In this paper we analyze the role of a media outlet’s need to maximize demand or readership, to increase advertising revenue, on editorial decisions in the context of online news. In particular, we examine whether there are more follow up articles on topics which get a larger number of clicks initially. Estimating the impact of popularity on editorial coverage decisions is difficult for a number of reasons. First, some stories are simply seen as more interesting than others. These stories will attract a larger number of clicks, and will likely be followed by additional articles covering the same, interesting, event. This makes it difficult to disentangle cause and effect: are editors choosing articles they know readers will like, or are both readers and editors responding to fundamental story characteristics? We address this issue by instrumenting for clicks using shocks to page views which are unrelated to the characteristics of stories published that day. These shocks come from two different sources: days with rain and power outages. On rainy days, readers are constrained in their activities and may be more likely to choose to read the news; power shortages, on the other hand, limit individuals’ ability to use electronic devices or connect to the internet. Second, testing the relationship between clicks and editorial coverage requires data at the article level which is hard to come by since it is used by newspapers to price advertisements. To this end, we acquire propietary information on clicks at the level of a URL from a leading English language Indian national daily newspaper.
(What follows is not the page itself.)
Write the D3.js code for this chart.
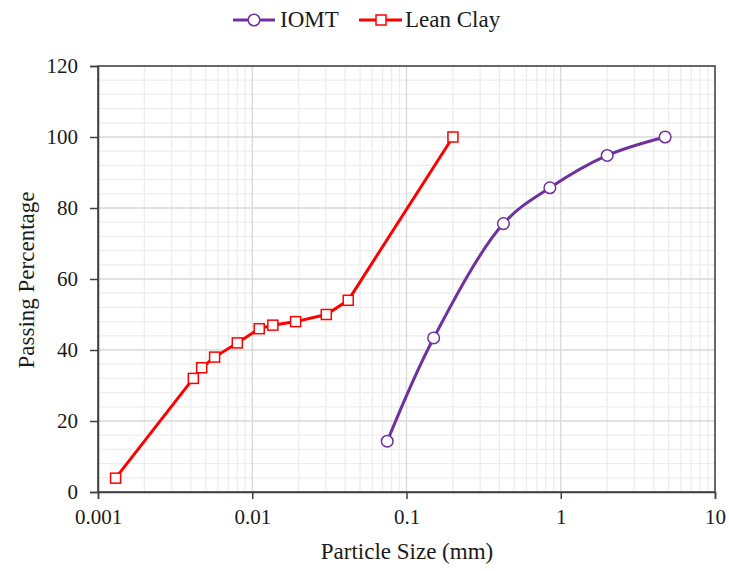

Documenting whether decisions of news editors systematically cater to reader interest is important for a variety reasons. First, there is overwhelming evidence that news affects voting (Gentzkow et al. (2011)), judicial outcomes (Lim, Snyder and Stromberg (2015)), policy (Eisensee and Stromberg (2007)) and financial decisions (Fang and Peress(2009)). Hence, we are adding another link to this chain by analyzing how many clicks generate a certain amount of coverage which in turn has an impact on different outcomes of interest. Second, Best (2009) shows theoretically that selective coverage of stories due to their ‘sensational appeal’ by a newspaper can distort the beliefs of readers and make them demand a sub-optimal amount of public spending on policy issues than if they were perfectly informed. Hence, clicks (or popularity) based coverage can have potentially adverse effects on the beliefs and subsequently, the actions of the readers3. Relatedly, identifying whether news stories are chosen because of demand side (or supply side) reasons is important for the design of media regulation, as highlighted by Prat and Stromberg (2013). The Federal Communications Commission (FCC), for example, have ignored demand side incentives while proposing regulations for media ownership assuming a positive correlation between ownership of the media outlet and the viewpoint expressed by it. If editors systematically follow up on stories based on their popularity or sensational appeal then there could be additional regulatory implications.